The historic patisserie features original furniture from 1890 and a 1924 interior.
Customers order from the extensive menu at a counter near the entrance and can sit anywhere.
The HC Hat with caramel mousse, lemon-caramel ganache, and chocolate sponge cake was divine.
The Harmonie with two pistachio macarons, fresh raspberries, and pistachio cream looked fancy; however, I quickly made a mess trying to eat it.
Hours: Open Monday to Friday from 8:30 a.m. to 6 p.m., Saturday from 9 a.m. to 6 p.m., and Sunday from 10 a.m. to 6 p.m.
Skoubogade 3, Copenhagen, laglace.dk
The best bakeries in Copenhagen have a lot in common: pastry chefs who worked at Noma or partnered with them.
As the bakery scene continues to expand, so do the options for finding a well-executed and tasty pastry.

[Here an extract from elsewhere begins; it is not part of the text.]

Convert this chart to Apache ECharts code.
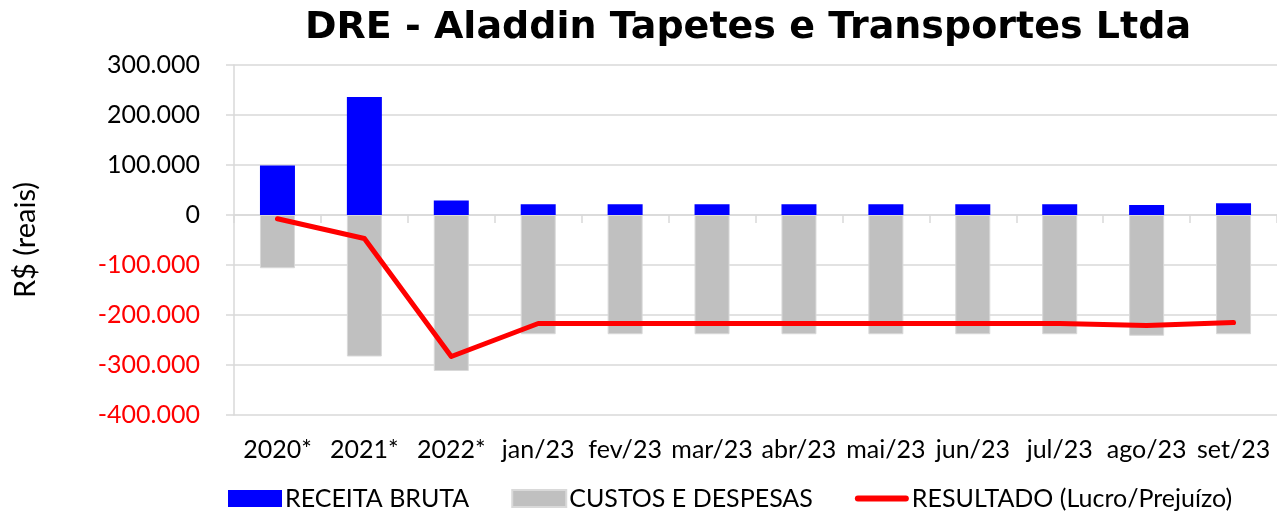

While my top five list will help any first-time visitor get their bearings, there are plenty more places to consider.
When I return to Copenhagen, these are the bakeries I'll check out next:
- Lille Bakery - opened in the summer of 2018. This bakery quickly gained a loyal fanbase thanks in part to a Kickstarter campaign. Located in the Refshaleøen neighborhood, a few steps from Amass.
- alice - known for their croissants, this bakery/ice cream shop is the brainchild of Anders Lorenz, another Noma alum.
- Democratic Coffee - more cafe than a bakery, Democratic Coffee produces fresh (and well-reviewed) pastries daily.